1967 was also a key date for some elements of the American Jewish community. As historian Judith Klinghoffer pointed out in her book, Vietnam, Jews, and the Middle East, it deepened the feelings of many American Jews for Israel, and it helped create neoconservatism by convincing certain Jewish intellectuals that the United States had to be a strong presence all over the world because it was one of Israel's few friends. The American Israel Public Affairs Committee (AIPAC) dated from 1959 but became much more powerful after the 1967 and 1973 wars, and by the 1980s it was using its political power to make it very difficult for elected officials to oppose anything that the State of Israel was doing. In 2006 Michael Massing wrote the most detailed analysis of what AIPAC had become and the power it wielded that I have ever seen, and I don't think anything has changed very much since then. Massing emphasized that the small number of very wealthy individuals who controlled AIPAC were much more conservative and much friendlier to the Israeli right than the great mass of American Jews were, and that is undoubtedly still true today. Yet they remain, effectively, the voice of the Jewish community in American foreign policy all the same.
I am not going to review the whole history of the Israeli-Palestinian conflict and the attempts to end it. I have said before that I doubt very much that the leadership of either side wants a peace that would recognize the rights of the other side--that is, a two-state solution. The Israeli government offered less than that in 2000, when agreement seemed to be the nearest it had ever been, and we will never know whether that Israeli government, which ruled by a very narrow margin, would have been able to get those terms accepted by its own people or not. And to the extent that various Palestinian leaders have shown a willingness to compromise, I am not convinced that this was anything more than a strategic move to get something now in order to try to get more later--the same strategy that the Zionist leadership used in 1948 when it accepted in principle the UN General Assembly's partition plan. I will return later to the question of where that leaves the Israelis and Palestinians now.

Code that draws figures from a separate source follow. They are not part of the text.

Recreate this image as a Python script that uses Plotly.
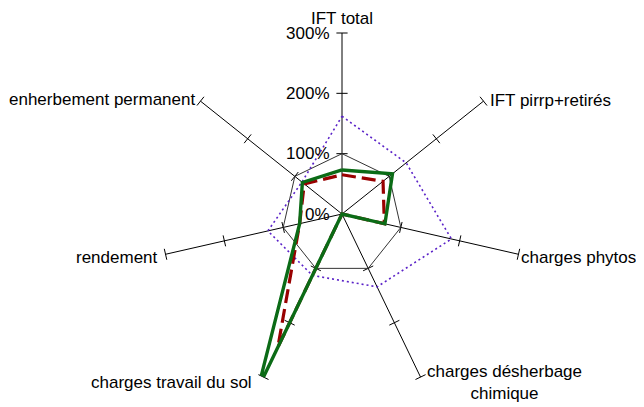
import plotly.graph_objects as go

categories = ["IFT total", "IFT pirrp+retirés", "charges phytos",
              "charges désherbage chimique", "charges travail du sol",
              "rendement", "enherbement permanent"]
category_labels = ["IFT total", "IFT pirrp+retirés", "charges phytos",
                   "charges désherbage<br>chimique", "charges travail du sol",
                   "rendement", "enherbement permanent"]
reference = [100, 100, 100, 100, 100, 100, 100]
serie_max = [162, 136, 186, 134, 113, 126, 85]
serie_red = [65, 87, 72, 0, 245, 72, 80]
serie_green = [73, 107, 73, 0, 320, 72, 84]
radial_ticks = [0, 100, 200, 300]
radial_tick_text = ["0%", "100%", "200%", "300%"]

FONT = "Liberation Sans, Arial, sans-serif"
FS = 17

def closed(v):
    return list(v) + [v[0]]

theta_c = closed(categories)

fig = go.Figure()

# small tick marks across every spoke
tick_r, tick_t, tick_a = [], [], []
n = len(categories)
for i, c in enumerate(categories):
    for t in radial_ticks[1:]:
        tick_r.append(t)
        tick_t.append(c)
        tick_a.append(i * 360.0 / n)
fig.add_trace(go.Scatterpolar(
    r=tick_r, theta=tick_t, mode="markers", hoverinfo="skip", showlegend=False,
    marker=dict(symbol="line-ew", size=8, angle=tick_a,
                line=dict(color="black", width=1)),
))

fig.add_trace(go.Scatterpolar(
    r=closed(reference), theta=theta_c, mode="lines", name="référence",
    line=dict(color="#333333", width=1), showlegend=False,
))
fig.add_trace(go.Scatterpolar(
    r=closed(serie_max), theta=theta_c, mode="lines", name="max",
    line=dict(color="#5a22c8", width=1.6, dash="2px,3px"), showlegend=False,
))
fig.add_trace(go.Scatterpolar(
    r=closed(serie_red), theta=theta_c, mode="lines", name="série 1",
    line=dict(color="#990000", width=3.2, dash="14px,6px"), showlegend=False,
    cliponaxis=False,
))
fig.add_trace(go.Scatterpolar(
    r=closed(serie_green), theta=theta_c, mode="lines", name="série 2",
    line=dict(color="#0b6b16", width=3.4), showlegend=False,
    cliponaxis=False,
))

# figure coordinates (page shows the figure with an 8px body margin)
W, H = 636, 399
cx, cy, R = 334, 206, 181

# category labels: (x, y, xanchor) in figure pixels
label_pos = [
    (334, 10, "center"),
    (480, 92, "left"),
    (511, 249, "left"),
    (417, 374, "left"),
    (246, 374, "right"),
    (152, 249, "right"),
    (189, 91, "right"),
]
annotations = []
for lab, (x, y, xa) in zip(category_labels, label_pos):
    annotations.append(dict(
        text=lab, x=x / W, y=1 - y / H, xref="paper", yref="paper",
        xanchor=xa, yanchor="middle", align="center", showarrow=False,
        font=dict(family=FONT, size=FS, color="black"),
    ))

fig.update_layout(
    width=W, height=H,
    margin=dict(l=0, r=0, t=0, b=0),
    paper_bgcolor="white", plot_bgcolor="white",
    font=dict(family=FONT, size=FS, color="black"),
    showlegend=False,
    annotations=annotations,
    polar=dict(
        domain=dict(x=[(cx - R) / W, (cx + R) / W],
                    y=[(H - cy - R) / H, (H - cy + R) / H]),
        bgcolor="white",
        radialaxis=dict(
            range=[0, 300], angle=90, tickvals=radial_ticks,
            ticktext=radial_tick_text, showgrid=False, showline=False,
            ticks="outside", ticklen=6, tickcolor="rgba(0,0,0,0)",
            side="counterclockwise", tickangle=90,
            tickfont=dict(family=FONT, size=FS, color="black"),
        ),
        angularaxis=dict(
            type="category", categoryarray=categories,
            direction="clockwise", rotation=90,
            showline=False, showgrid=True, gridcolor="black", gridwidth=1,
            ticks="", showticklabels=False,
        ),
    ),
)

fig.write_html("out.html")
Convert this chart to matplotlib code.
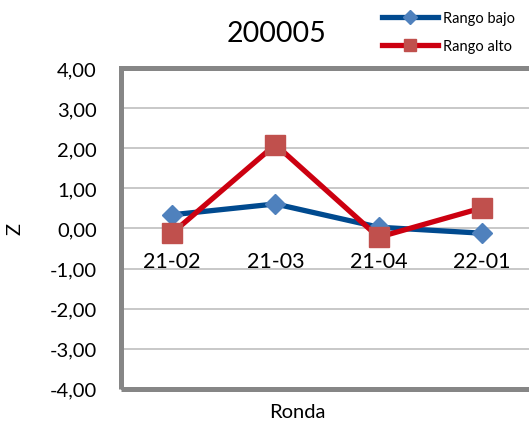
import matplotlib
matplotlib.use("Agg")
import matplotlib.pyplot as plt
from matplotlib.lines import Line2D
from matplotlib.patches import Rectangle

plt.rcParams["font.family"] = ["Lato", "DejaVu Sans"]

# data
rondas = ["21-02", "21-03", "21-04", "22-01"]
rango_bajo = [0.34, 0.61, 0.03, -0.12]
rango_alto = [-0.12, 2.09, -0.22, 0.51]
yticks = [-4, -3, -2, -1, 0, 1, 2, 3, 4]

BLUE_LINE = "#004A8F"; BLUE_MK = "#4F81BD"
RED_LINE = "#CC0010"; RED_MK = "#C0504D"
GRID = "#BFBFBF"; FRAME = "#868686"

W, H = 529, 427
fig = plt.figure(figsize=(W / 100, H / 100), dpi=100)
ax = fig.add_axes([120.5 / W, 1 - 389.8 / H, 413 / W, 320.8 / H])

# category labels sit on the zero line, like Excel (set before tick styling,
# set_position resets the ticks)
for side in ("top", "right", "left"):
    ax.spines[side].set_visible(False)
ax.spines["bottom"].set_position(("data", 0))
ax.spines["bottom"].set_visible(False)

x = range(len(rondas))
ax.plot(x, rango_bajo, color=BLUE_LINE, lw=3.8, marker="D", ms=10.5,
        mfc=BLUE_MK, mec=BLUE_MK, zorder=3)
ax.plot(x, rango_alto, color=RED_LINE, lw=3.8, marker="s", ms=14,
        mfc=RED_MK, mec=RED_MK, zorder=4)

ax.set_xlim(-0.5, len(rondas) - 0.5)
ax.set_ylim(-4, 4)
ax.set_yticks(yticks)
ax.set_yticklabels([f"{v:.2f}".replace(".", ",") for v in yticks])
ax.set_xticks(list(x))
ax.set_xticklabels(rondas)
ax.tick_params(axis="both", length=0)
ax.tick_params(axis="y", pad=17, labelsize=14.5)
ax.tick_params(axis="x", pad=16, labelsize=15.5)
ax.grid(axis="y", color=GRID, lw=1.2)
ax.set_axisbelow(True)

# thick grey plot-area frame
ax.add_patch(Rectangle((0, 0), 1, 1, transform=ax.transAxes, fill=False,
                       ec=FRAME, lw=3.6, clip_on=False, zorder=5))

fig.text(276 / W, 1 - 34 / H, "200005", fontsize=20.5, ha="center", va="center")
fig.text(297 / W, 1 - 413 / H, "Ronda", fontsize=14.5, ha="center", va="center")
fig.text(15 / W, 1 - 229 / H, "Z", fontsize=14.5, rotation=90, ha="center", va="center")

handles = [
    Line2D([], [], color=BLUE_LINE, lw=3.8, marker="D", ms=7, mfc=BLUE_MK, mec=BLUE_MK),
    Line2D([], [], color=RED_LINE, lw=3.8, marker="s", ms=9, mfc=RED_MK, mec=RED_MK),
]
fig.legend(handles, ["Rango bajo", "Rango alto"], loc="upper left",
           bbox_to_anchor=(372 / W, 1 - 2 / H), frameon=False, fontsize=10.5,
           handlelength=3.8, handletextpad=0.35, labelspacing=0.95,
           borderpad=0.2)

fig.savefig("out.png", dpi=100, facecolor="white")
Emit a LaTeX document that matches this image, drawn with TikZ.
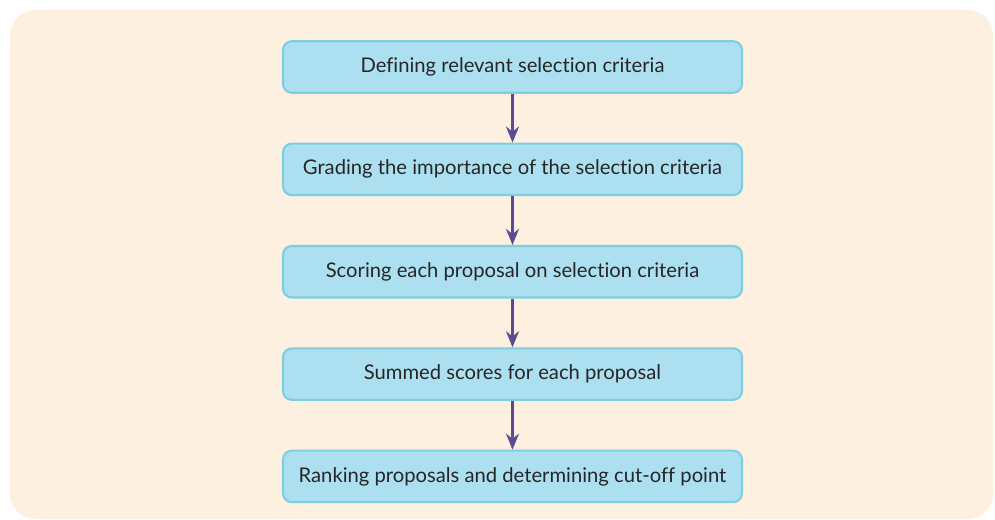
\documentclass[tikz,border=0pt]{standalone}
\usepackage{fontspec}
\setmainfont[Ligatures=NoCommon]{Lato}
\usepackage{xcolor}
\usetikzlibrary{arrows.meta,positioning}
\definecolor{bgpanel}{HTML}{FDF0E1}
\definecolor{boxfill}{HTML}{ACDFF0}
\definecolor{boxline}{HTML}{7DCFE0}
\definecolor{flow}{HTML}{5B4A94}

\begin{document}
\begin{tikzpicture}[node distance=9.75mm, every node/.style={font=\fontsize{11.5}{13}\selectfont, text=black!85},
  stage/.style={draw=boxline, line width=1.2pt, fill=boxfill, rounded corners=5pt,
    minimum width=91.8mm, minimum height=10.3mm, inner sep=0pt},
  link/.style={-{Stealth[length=3.2mm, width=2.6mm]}, draw=flow, line width=1.3pt}]
\useasboundingbox (0,0) rectangle (19.9,-10.4);
\fill[bgpanel, rounded corners=5mm] (0.2,-0.2) rectangle (19.86,-10.38);
\node[stage] (crit) at (10.25,-1.34) {Defining relevant selection criteria};
\node[stage, below=of crit] (grade) {Grading the importance of the selection criteria};
\node[stage, below=of grade] (score) {Scoring each proposal on selection criteria};
\node[stage, below=of score] (sum) {Summed scores for each proposal};
\node[stage, below=of sum] (rank) {Ranking proposals and determining cut-off point};
\draw[link] (crit)--(grade); \draw[link] (grade)--(score);
\draw[link] (score)--(sum); \draw[link] (sum)--(rank);
\end{tikzpicture}
\end{document}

The current Israeli prime minister, Benjamin Netanyahu, has explicitly rejected a two-state solution. Some weeks before the October 7 attack he displayed a map of the Middle East before the United Nations in which the territory of Israel included the entire West Bank and Gaza. In addition, several leading members of his government are calling specifically for turning most or all of the Gaza population of about two million into refugees in some foreign land and starting to resettle Gaza with Israelis. Meanwhile they are once again expanding settlements in the West Bank and allowing settlers to terrorize Palestinians. And in the five months since October 7, the Israeli air force and army have made most of Gaza almost completely uninhabitable, and are now preparing to finish the job. I don't see how anyone can rule out the possibility that the Israeli government wants to complete the ethnic cleansing of the Gaza strip, or that it might carry out the same policy in the West Bank later on when a suitable provocation occurs. And I don't want the US government to support that policy either openly or tacitly.

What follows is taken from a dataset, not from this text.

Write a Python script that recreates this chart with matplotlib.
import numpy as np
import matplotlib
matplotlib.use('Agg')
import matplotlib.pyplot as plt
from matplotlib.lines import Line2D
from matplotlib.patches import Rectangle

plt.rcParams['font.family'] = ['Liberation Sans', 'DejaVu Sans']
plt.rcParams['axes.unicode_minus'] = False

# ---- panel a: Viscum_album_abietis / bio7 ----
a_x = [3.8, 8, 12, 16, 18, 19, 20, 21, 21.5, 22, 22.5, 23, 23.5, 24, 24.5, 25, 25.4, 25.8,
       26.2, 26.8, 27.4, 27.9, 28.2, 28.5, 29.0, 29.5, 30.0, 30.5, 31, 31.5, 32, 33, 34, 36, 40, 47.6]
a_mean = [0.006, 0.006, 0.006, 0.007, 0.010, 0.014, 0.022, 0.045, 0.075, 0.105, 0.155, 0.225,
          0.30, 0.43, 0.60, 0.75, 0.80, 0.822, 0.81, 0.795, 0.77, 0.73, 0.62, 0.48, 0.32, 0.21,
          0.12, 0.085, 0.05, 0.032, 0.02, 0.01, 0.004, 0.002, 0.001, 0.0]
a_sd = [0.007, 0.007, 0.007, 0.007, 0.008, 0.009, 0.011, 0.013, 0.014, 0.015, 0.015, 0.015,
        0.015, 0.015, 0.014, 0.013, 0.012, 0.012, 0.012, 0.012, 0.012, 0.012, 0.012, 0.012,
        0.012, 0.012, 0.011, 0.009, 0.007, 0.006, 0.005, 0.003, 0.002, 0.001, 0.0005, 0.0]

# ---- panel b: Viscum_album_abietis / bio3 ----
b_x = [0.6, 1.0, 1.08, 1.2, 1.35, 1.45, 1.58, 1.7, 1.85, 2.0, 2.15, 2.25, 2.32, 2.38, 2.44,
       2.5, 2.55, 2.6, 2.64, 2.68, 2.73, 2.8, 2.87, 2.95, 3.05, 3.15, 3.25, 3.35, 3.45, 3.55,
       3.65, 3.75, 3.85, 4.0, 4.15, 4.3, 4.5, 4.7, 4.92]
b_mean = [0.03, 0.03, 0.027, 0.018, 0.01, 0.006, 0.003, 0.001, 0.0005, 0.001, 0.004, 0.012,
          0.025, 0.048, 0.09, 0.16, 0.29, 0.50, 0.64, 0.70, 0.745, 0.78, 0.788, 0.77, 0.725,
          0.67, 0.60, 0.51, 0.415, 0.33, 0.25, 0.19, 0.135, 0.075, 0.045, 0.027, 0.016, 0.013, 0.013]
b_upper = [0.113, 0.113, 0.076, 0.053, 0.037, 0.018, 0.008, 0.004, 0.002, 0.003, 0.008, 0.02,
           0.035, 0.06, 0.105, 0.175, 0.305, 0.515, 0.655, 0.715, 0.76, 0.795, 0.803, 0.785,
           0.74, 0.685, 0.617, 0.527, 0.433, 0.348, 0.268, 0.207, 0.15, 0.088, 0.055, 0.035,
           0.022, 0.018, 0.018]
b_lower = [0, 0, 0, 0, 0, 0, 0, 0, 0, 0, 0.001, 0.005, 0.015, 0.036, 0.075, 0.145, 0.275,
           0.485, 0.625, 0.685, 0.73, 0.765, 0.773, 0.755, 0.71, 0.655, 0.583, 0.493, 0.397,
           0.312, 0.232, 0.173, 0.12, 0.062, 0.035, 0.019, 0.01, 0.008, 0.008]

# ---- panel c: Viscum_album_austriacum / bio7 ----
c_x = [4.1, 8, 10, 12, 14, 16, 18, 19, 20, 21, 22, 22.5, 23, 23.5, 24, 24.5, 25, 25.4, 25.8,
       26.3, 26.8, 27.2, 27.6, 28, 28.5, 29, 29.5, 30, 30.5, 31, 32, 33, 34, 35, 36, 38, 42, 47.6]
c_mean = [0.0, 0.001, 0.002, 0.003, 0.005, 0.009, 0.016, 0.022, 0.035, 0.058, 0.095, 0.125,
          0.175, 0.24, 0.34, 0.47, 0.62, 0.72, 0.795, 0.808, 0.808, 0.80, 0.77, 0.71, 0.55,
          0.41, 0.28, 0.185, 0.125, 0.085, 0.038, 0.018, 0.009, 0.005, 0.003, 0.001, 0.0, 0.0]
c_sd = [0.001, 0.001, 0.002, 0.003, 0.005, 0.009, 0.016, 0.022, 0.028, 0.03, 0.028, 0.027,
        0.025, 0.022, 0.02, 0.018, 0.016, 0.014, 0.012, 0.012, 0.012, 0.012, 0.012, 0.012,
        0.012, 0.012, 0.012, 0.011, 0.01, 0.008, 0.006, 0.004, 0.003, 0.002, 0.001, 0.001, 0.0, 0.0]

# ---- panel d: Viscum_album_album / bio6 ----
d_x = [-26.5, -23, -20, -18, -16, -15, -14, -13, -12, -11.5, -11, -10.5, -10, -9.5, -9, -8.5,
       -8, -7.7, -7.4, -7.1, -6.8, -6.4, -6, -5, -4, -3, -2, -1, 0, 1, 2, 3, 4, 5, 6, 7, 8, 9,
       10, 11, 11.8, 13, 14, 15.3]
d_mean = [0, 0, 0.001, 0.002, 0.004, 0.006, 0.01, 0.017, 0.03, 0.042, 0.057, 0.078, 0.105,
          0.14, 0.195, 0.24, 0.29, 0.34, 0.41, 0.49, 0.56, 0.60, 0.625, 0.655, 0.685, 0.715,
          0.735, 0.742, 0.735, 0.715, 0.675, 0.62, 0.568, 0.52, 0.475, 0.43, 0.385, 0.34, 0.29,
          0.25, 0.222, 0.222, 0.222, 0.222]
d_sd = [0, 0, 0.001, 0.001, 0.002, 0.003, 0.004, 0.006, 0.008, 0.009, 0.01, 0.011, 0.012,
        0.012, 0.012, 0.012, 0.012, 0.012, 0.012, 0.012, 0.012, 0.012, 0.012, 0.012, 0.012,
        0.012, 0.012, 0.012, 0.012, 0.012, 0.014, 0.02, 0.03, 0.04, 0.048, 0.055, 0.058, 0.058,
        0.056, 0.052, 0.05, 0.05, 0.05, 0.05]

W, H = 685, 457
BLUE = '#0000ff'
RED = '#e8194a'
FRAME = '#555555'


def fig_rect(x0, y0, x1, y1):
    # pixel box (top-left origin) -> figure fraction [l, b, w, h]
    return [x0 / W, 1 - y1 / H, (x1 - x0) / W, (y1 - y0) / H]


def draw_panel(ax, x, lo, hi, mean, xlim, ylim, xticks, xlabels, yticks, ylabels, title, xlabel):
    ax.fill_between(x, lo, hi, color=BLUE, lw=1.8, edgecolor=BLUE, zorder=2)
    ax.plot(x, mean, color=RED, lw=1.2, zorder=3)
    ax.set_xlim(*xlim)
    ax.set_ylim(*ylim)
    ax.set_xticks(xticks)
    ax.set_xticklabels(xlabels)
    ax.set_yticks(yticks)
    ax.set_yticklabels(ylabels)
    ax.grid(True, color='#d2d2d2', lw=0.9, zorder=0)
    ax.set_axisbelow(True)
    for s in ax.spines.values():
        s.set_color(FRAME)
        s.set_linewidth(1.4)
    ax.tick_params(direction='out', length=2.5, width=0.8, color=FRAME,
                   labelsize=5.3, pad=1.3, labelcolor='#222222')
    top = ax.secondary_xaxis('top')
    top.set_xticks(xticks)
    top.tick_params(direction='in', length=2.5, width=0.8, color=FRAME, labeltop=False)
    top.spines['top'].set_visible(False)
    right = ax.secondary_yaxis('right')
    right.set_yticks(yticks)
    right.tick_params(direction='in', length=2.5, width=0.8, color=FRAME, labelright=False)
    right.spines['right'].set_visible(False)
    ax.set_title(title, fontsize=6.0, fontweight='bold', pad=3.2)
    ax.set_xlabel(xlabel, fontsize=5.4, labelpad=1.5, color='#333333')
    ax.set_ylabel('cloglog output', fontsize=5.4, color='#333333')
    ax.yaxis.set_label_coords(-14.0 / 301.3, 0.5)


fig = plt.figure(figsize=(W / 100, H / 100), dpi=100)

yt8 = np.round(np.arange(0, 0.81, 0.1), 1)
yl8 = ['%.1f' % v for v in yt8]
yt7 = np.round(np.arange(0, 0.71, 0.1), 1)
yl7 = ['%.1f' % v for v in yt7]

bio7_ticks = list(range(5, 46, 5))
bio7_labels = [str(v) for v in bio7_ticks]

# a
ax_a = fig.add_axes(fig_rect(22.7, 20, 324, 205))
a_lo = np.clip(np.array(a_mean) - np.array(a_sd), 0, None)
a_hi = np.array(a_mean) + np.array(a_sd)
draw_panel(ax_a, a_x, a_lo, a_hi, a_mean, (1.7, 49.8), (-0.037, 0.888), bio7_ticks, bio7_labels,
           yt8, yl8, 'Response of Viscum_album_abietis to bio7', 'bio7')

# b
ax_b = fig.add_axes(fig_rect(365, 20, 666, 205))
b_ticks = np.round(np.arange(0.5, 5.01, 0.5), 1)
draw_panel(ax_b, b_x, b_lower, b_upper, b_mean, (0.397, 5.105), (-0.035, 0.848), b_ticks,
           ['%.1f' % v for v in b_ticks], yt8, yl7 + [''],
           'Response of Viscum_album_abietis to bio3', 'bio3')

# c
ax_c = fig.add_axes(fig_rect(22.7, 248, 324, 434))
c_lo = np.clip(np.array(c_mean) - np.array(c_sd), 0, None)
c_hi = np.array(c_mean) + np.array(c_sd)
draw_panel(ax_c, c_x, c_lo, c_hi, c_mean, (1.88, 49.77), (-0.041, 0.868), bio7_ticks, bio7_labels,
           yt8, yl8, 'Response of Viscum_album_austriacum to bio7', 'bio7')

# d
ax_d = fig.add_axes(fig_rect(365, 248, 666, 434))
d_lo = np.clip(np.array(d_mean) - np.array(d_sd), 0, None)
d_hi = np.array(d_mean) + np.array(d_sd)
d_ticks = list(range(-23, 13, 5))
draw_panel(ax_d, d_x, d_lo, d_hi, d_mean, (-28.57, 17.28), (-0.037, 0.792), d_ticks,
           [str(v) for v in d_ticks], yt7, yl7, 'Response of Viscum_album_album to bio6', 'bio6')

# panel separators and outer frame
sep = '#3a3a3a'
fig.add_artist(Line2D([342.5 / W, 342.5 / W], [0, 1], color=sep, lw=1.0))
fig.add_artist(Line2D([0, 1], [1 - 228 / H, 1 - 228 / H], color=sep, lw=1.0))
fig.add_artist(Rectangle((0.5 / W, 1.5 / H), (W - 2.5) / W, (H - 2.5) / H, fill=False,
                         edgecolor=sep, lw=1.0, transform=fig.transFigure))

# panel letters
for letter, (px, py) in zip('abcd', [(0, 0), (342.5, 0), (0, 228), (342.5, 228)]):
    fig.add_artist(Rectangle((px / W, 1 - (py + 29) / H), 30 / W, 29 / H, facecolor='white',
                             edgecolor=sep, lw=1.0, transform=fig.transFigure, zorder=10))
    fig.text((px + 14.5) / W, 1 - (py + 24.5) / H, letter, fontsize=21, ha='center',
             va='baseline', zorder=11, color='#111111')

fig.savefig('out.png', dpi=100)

Senator Schumer's very strong criticism of Netanyahu and his government took courage, but it disturbed me because it reflected a fantasy that occurs among liberal American Jews who oppose what Israel is doing but want to continue to support it. They tell themselves that Netanyahu does not represent most Israelis, that most Israelis oppose his policies, and even--as Schumer said openly in his speech--that Netanyahu has only adopted those policies to please the extreme elements of his coalition and stay in power. I do not believe that. My main source for what is happening in Israel is the liberal daily Haaretz. It violently opposes everything Netanyahu stands for, and many other Israelis do as well--but they definitely appear to be in the minority now, and the Haaretz writers know that. Netanyahu is personally unpopular, but were he to resign or be forced out of office, he might easily be replaced by someone whose views and policies were similar to his. Schumer is apparently one of a number of liberal American Jews--exactly how many, I cannot say--who need to feel that Israel is made up mostly of Jews like themselves. I do not think that that is true, and I don't think it made any sense for him to demand that the Israeli electorate choose someone else. George W. Bush demanded the same thing of the Palestinians in 2002--and four years later they elected Hamas.

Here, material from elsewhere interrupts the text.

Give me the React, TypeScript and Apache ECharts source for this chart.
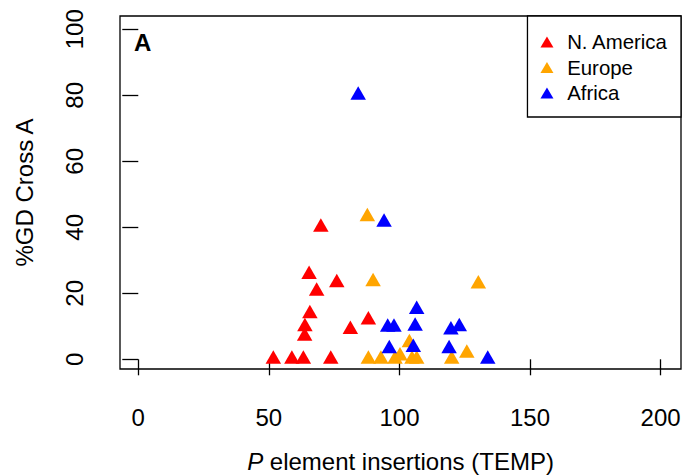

And what would a responsible Israeli policy look like? Peace will be impossible unless both sides genuinely accept the other's right to exist. Violence will continue at least intermittently until that day--if it ever comes. Israel could in the meantime renounce the policy of making Gaza uninhabitable and stop further expansion into the West Bank--but no Israeli government has been willing to do that for a long time. What both sides can do, and have done for long periods, is to make every effort to keep the level of conflict at the lowest possible level, even when seriously provoked. Hamas would be in a much stronger position today, I think, if they had only killed Israeli soldiers on October 7. Israel had to retaliate for that attack, but not to the extent of killing nearly 30 Palestinians--most of them civilians--for every Israeli who died on that day--a total that continues to increase. Yet having stated those views, I will do what Schumer did not do, and acknowledge that neither side cares what I think or shows any signs of adopting them now. We are in the midst of a continuing tragedy. I have found all my life that tragedy, real or imagined, can be cathartic in retrospect. I don't know if there is any catharsis to be had from ongoing tragedies.